For Art of Anatomy‘s training protocol, it is suggested to always perform both the concentric and eccentric phases of contraction for all exercises with control. You will learn more about these movement patterns in Program Design and the Art of Bodybuilding sections of this website.
It is worth noting that there is at least a collective agreement by consistent research findings that isometric is the least valuable of the three phases of contraction for muscle growth.
Isometric contraction
The final of the three phases of contraction is when a muscle maintains its length during a contraction against resistance. Examples of isometric contractions include a basic plank exercise, the wall-sit, and all other static-hold exercises.
If we view isometric contraction from the perspective of resistance as we did above for concentric and eccentric contraction, the resistance will not move during an isometric contraction. If the resistance is moving, it is not isometric.
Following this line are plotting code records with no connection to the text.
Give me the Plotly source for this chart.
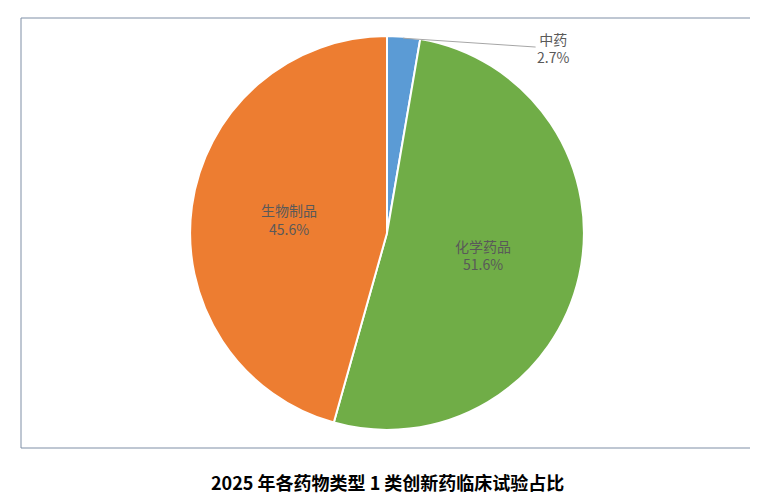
import plotly.graph_objects as go

labels = ["中药", "化学药品", "生物制品"]
values = [2.7, 51.6, 45.6]
colors = ["#5B9BD5", "#70AD47", "#ED7D31"]

fig = go.Figure(go.Pie(
    labels=labels, values=values, sort=False, direction="clockwise", rotation=0,
    marker=dict(colors=colors, line=dict(color="white", width=2)),
    texttemplate="%{label}<br>%{value}%",
    textposition=["none", "inside", "inside"],
    textfont=dict(family="Noto Sans CJK SC", size=14, color="#595959"),
    insidetextorientation="horizontal",
    domain=dict(x=[0.231, 0.769], y=[0.042, 0.958]),
    automargin=False,
    showlegend=False, hoverinfo="label+percent",
))

# outside label for the small slice, with leader line
fig.add_annotation(text=f"{labels[0]}<br>{values[0]}%", xref="paper", yref="paper",
                   x=0.522, y=0.953, ax=150, ay=10, showarrow=True, arrowhead=0,
                   arrowcolor="#A6A6A6", arrowwidth=1, standoff=0,
                   font=dict(family="Noto Sans CJK SC", size=14, color="#595959"))

fig.add_shape(type="rect", xref="paper", yref="paper", x0=0, y0=0, x1=1, y1=1,
              line=dict(color="#7F8FA6", width=1))
fig.add_annotation(text="<b>2025 年各药物类型 1 类创新药临床试验占比</b>",
                   xref="paper", yref="paper", x=0.5, y=-0.08, yanchor="middle",
                   showarrow=False, font=dict(family="Noto Sans CJK SC", size=18, color="black"))

fig.update_layout(width=758, height=504, margin=dict(l=13, r=13, t=10, b=64, autoexpand=False),
                  paper_bgcolor="white", plot_bgcolor="white")
fig.write_html("out.html")
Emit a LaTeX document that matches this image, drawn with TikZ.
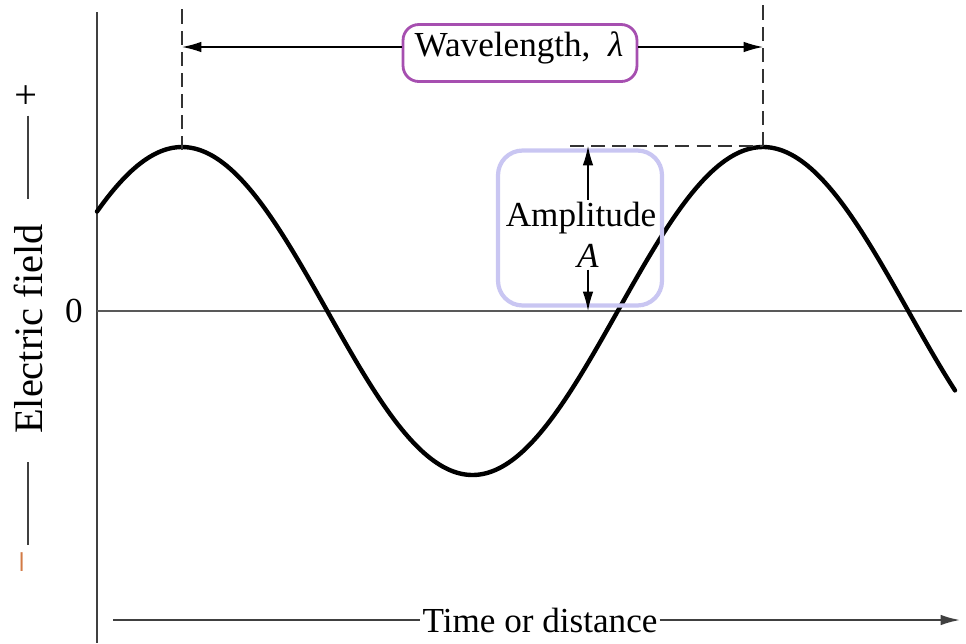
\documentclass[tikz,border=0pt]{standalone}
\usepackage{fontspec}
\setmainfont{Liberation Serif}
\usepackage{xcolor}
\usetikzlibrary{positioning,arrows.meta,calc}
\definecolor{wlpurple}{HTML}{A64FB0}
\definecolor{amplav}{HTML}{C9C6F2}
\definecolor{minusorange}{HTML}{D27A45}
\tikzset{
  axis/.style={line width=1.1pt,draw=black!75},
  zeroline/.style={line width=0.9pt,draw=black!65},
  wave/.style={line width=2.5pt,line cap=round},
  guide/.style={dash pattern=on 8pt off 4pt,line width=0.9pt,draw=black!80},
  arrow/.style={-{Latex[length=11pt,width=6pt]},line width=0.8pt},
  label/.style={font=\fontsize{20}{24}\selectfont,inner sep=1pt},
  biglabel/.style={font=\fontsize{23}{27}\selectfont,inner sep=1pt},
  wlbox/.style={draw=wlpurple,line width=1.6pt,rounded corners=9pt,fill=white,minimum width=4.68cm,minimum height=1.14cm},
  ampbox/.style={draw=amplav,line width=2.4pt,rounded corners=14pt,minimum width=3.28cm,minimum height=3.1cm}
}
\begin{document}
\begin{tikzpicture}[x=0.02cm,y=-0.02cm]
  \useasboundingbox (0,0) rectangle (966,643);

  % axes
  \coordinate (origin) at (97,311);
  \coordinate (ytop) at (97,12);
  \coordinate (ybot) at (97,643);
  \coordinate (xend) at (962,311);
  \draw[axis] (ytop) -- (ybot);
  \draw[zeroline] (origin) -- (xend);
  \node[label,left=7pt of origin] (zero) {0};

  % the wave
  \draw[wave] plot[domain=97:955,samples=150,smooth] (\x,{311-164*cos((\x-182)/581*360)});

  % wavelength
  \coordinate (peakL) at (182,150);
  \coordinate (topL) at (182,8);
  \coordinate (peakR) at (763,146);
  \coordinate (topR) at (763,4);
  \coordinate (wlmid) at (520,47);
  \draw[guide] (peakL) -- (topL);
  \draw[guide] (peakR) -- (topR);
  \node[wlbox] (wlframe) at (520,53) {};
  \node[label] (wl) at (519,48) {Wavelength,\ \ \textit{λ}};
  \draw[arrow] (wlframe.west|-wlmid) -- (peakL|-wlmid);
  \draw[arrow] (wlframe.east|-wlmid) -- (peakR|-wlmid);

  % amplitude
  \coordinate (dashL) at (570,146);
  \coordinate (ampTop) at (588,146);
  \coordinate (ampBot) at (588,311);
  \draw[guide] (dashL) -- (peakR);
  \node[ampbox] (ampframe) at (580,228) {};
  \node[label] (amp) at (581,218) {Amplitude};
  \node[label] (ampA) at (588,256) {\textit{A}};
  \draw[arrow] (ampTop|-amp.north) -- (ampTop);
  \draw[arrow] (ampA.south) -- (ampBot);

  % vertical label
  \node[biglabel,rotate=90] (efield) at (28,329) {Electric field};
  \node[biglabel,rotate=90] (plus) at (28,95) {+};
  \node[biglabel,rotate=90,text=minusorange] (minus) at (28,562) {−};
  \draw[axis,shorten <=4pt,shorten >=13pt] (plus) -- (efield);
  \draw[axis,shorten <=15pt,shorten >=2pt] (efield) -- (minus);

  % horizontal label
  \coordinate (tstart) at (113,620);
  \coordinate (tend) at (960,620);
  \node[label] (time) at (540,620) {Time or distance};
  \draw[axis] (tstart) -- (time);
  \draw[arrow,line width=1.1pt,draw=black!75] (time) -- (tend);
\end{tikzpicture}
\end{document}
When training for hypertrophy and proportion, the isometric contraction is not particularly useful. An isometric muscle contraction will not promote a significant change in muscle strength or mass. Instead, the isometric contraction improves endurance. Therefore, exercises utilizing isometric contractions should generally be reserved for stability training (e.g., lumbar spine [core] stability, shoulder joint stability, cervical spine stability, etc.).
To some people’s surprise, a plank exercise will not build your abdominal muscles; it will not improve your “six-pack” or provide any significant change to your physique. When performed correctly, it will improve spinal stability which is still extraordinarily valuable.
Can you move the resistance?
There are two functional variations of isometric contraction: one where you’re attempting to move your joint(s) against resistance but physically cannot and another where you could move your joint(s) against resistance but choose not to.
The first variation of isometric contraction is when you’re attempting to move an object that is, to your functional capacity, immovable (e.g., pressing against the wall of a building or trying to lift a truck).
The second functional variation of this muscle contraction is a voluntary static hold. Examples of static hold isometric are plank exercises, wall sits, or yoga poses. In each of these examples, you are physically able to move, but you’ve instead chosen to hold a position for a target benefit (e.g., muscular endurance or joint stability).
Observationally, these variations are the same; the target muscle is not changing length and the joint(s) are not moving. Subjectively, however, they are drastically different based on exertion. Both variations have their place in certain training regimens, but for bodybuilding and hypertrophy, isometric exercises are rarely utilized.